In comparison, when \((X_1, X_2)\) is uniform on \(\mathbb{S}^1\), the same technique shows that \[ \mathbf{P}\{X_1 \le t\} = 1 - \frac{1}{\pi} \arccos(t) . \] So, \(X_1^2\) has the well-known arcsine distribution. This illustrates that the case \(d = 3\) is in fact special. In general, if \(X\) is the one-dimensional marginal of a uniform point on \(\mathbb{S}^{d - 1}\), then \[ X^2 \sim \mathrm{Beta}\left(1, \frac{d - 1}{2} \right) . \]

It may be intuitively clear that if \((X_1, \dots, X_d)\) is uniform on \(\mathbb{S}^{d - 1}\), then for any index set \(I \subseteq {1, \dots, d}\) of size \(k\), writing \[ S = \sqrt{\sum_{i \in I} X_i^2} , \] then \((X_i/S \colon i \in I)\) is uniformly distributed on the sphere \(\mathbb{S}^{k - 1}\). In English, uniform points on high-dimensional spheres are uniform along every sub-sphere.

When \(d = 3\), this makes some more sense. If we fix \(X_1\), then writing \[ (X_1, X_2, X_3) = \left(X_1, \sqrt{1 - X_1^2} Y_2, \sqrt{1 - X_1^2} Y_3\right) , \] then \((Y_2, Y_3)\) is uniformly distributed on \(\mathbb{S}^1\). Using the fact that \(X_1 \sim \mathrm{Uniform}[-1, 1]\), and our method from the preceding section, we then have a method of generating uniform points on \(\mathbb{S}^2\) with only one square root.

Try dragging the sphere to rotate it with your mouse!

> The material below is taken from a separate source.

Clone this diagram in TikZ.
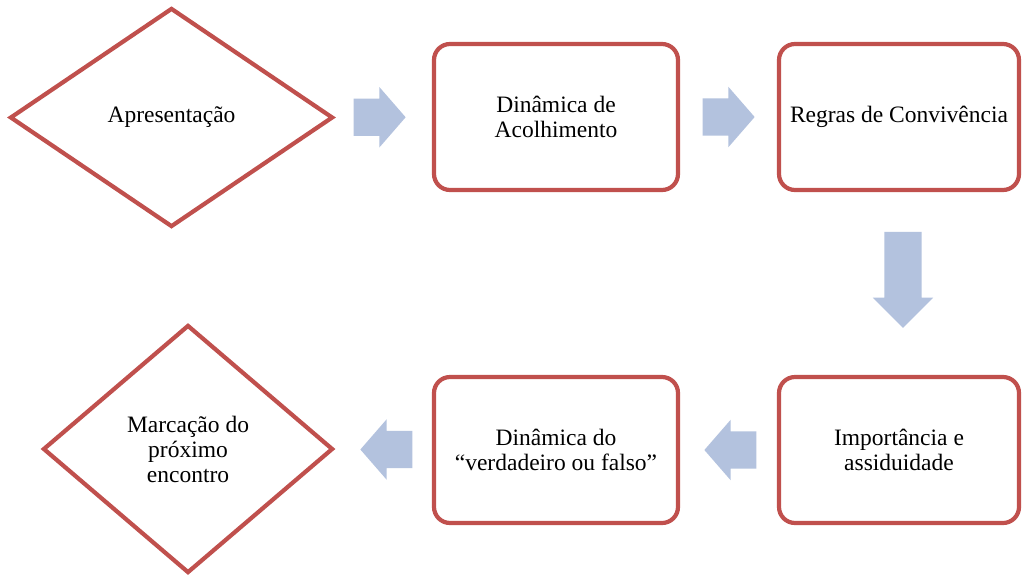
\documentclass[tikz,border=0pt]{standalone}
\usepackage{fontspec}
\setmainfont{Liberation Serif}
\usetikzlibrary{calc,positioning,shapes.geometric,shapes.arrows}
\definecolor{boxred}{HTML}{C0504D}
\definecolor{flowblue}{HTML}{B3C2DE}

\begin{document}
\begin{tikzpicture}[x=1pt,y=-1pt,
  font=\fontsize{23.5pt}{25pt}\selectfont,
  stage/.style={draw=boxred,line width=4.2pt,align=center},
  choice/.style={stage,diamond,aspect=1,inner sep=0pt},
  card/.style={stage,rectangle,rounded corners=16pt,minimum width=244pt,minimum height=146pt},
  flow/.style={single arrow,fill=flowblue,draw=none,inner xsep=0pt,inner ysep=18.5pt,
    single arrow head extend=11.5pt,single arrow tip angle=98,minimum height=52pt}]
  \useasboundingbox (0,0) rectangle (1022,574);
  \fill[white] (0,0) rectangle (1022,574);
  % stages of the meeting
  \node[choice,minimum width=323pt,minimum height=219pt] (apres) at (171.5,117.5) {Apresentação};
  \node[card] (acolh) at (556,117) {Dinâmica de\\Acolhimento};
  \node[card,minimum width=240pt] (regras) at (899,117) {Regras de Convivência};
  \node[card,minimum width=240pt] (import) at (899,450) {Importância e\\assiduidade};
  \node[card] (vouf) at (556,450) {Dinâmica do\\“verdadeiro ou falso”};
  \node[choice,minimum width=290pt,minimum height=248pt] (marca) at (188,449) {Marcação do\\próximo\\encontro};
  % block arrows
  \node[flow] (f1) at ($(apres.east)!0.5!(acolh.west)+(-12,0)$) {};
  \node[flow] (f2) at ($(acolh.east)!0.5!(regras.west)+(-8,0)$) {};
  \node[flow,rotate=-90,minimum height=96pt,single arrow tip angle=90] (f3)
    at ($(regras.south)!0.5!(import.north)+(4,-13)$) {};
  \node[flow,rotate=180] (f4) at ($(import.west)!0.5!(vouf.east)+(10,0)$) {};
  \node[flow,rotate=180] (f5) at ($(vouf.west)!0.5!(marca.east)+(11,0)$) {};
\end{tikzpicture}
\end{document}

Is it possible to generate a uniform point on \(\mathbb{S}^2\) without a square root or other complex function? If so, is there a minimum \(d\) for which it becomes impossible on \(\mathbb{S}^{d - 1}\)?

The \((d - 1)\)-sphere

The rejection method from earlier does not scale well with \(d\) for generating uniform points on higher-dimensional spheres. Indeed, the volume of the unit \((d - 1)\)-sphere is \[ \frac{\pi^{d/2}}{\Gamma\left(\frac{d}{2} + 1\right)} \sim \frac{\pi^{d/2}}{\sqrt{\pi d} \left(\frac{d}{2e}\right)^{d/2}} , \] while the volume of the unit cube \([-1, 1]^d\) is \(2^d\). So the average number of rounds taken by the rejection algorithm is asymptotically superexponential in \(d\), \[ \frac{2^d \sqrt{\pi d} \left(\frac{d}{2e}\right)^{d/2}}{\pi^{d/2}} . \]

When \(d\) is even, we can avoid the rejection method using algorithm based on uniform spacings, which we outline below.

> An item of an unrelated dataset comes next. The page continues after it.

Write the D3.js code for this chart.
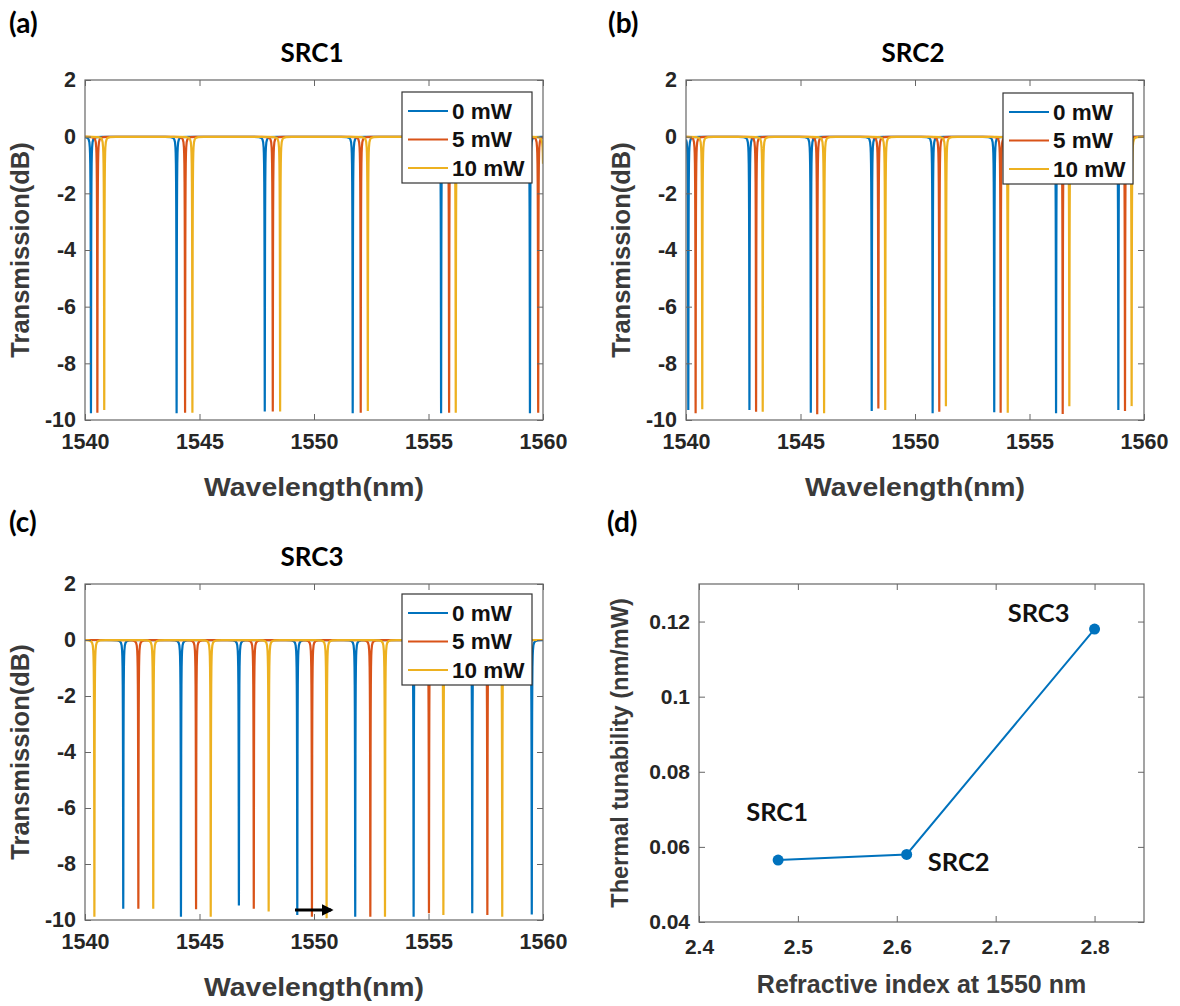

U_1, U_2, ..., U_{d/2 - 1} = Uniform[0, 1]
V_1, V_2, ..., V_{d/2 - 1} = sort(U_1, U_2, ..., U_{d/2 - 1})

V_0 = 0, V_{d/2} = 1
for i = 1 to d/2:
    S_i = V_i - V_{i - 1}

for i = 1 to d/2:
    (X_i, Y_i) = Uniform(S^1)

return (X_1*sqrt(S_1), Y_1*sqrt(_1), X_2*sqrt(S_2), Y_2*sqrt(S_2), ..., X_{d/2}*sqrt(S_{d/2}), Y_{d/2}*sqrt(S_{d/2}))

I won’t describe why this algorithm works, but I’ll just note that it uses \(d/2\) square roots using our algorithm for generating uniform points on \(\mathbb{S}^1\), and can be made to run in expected time \(O(d)\).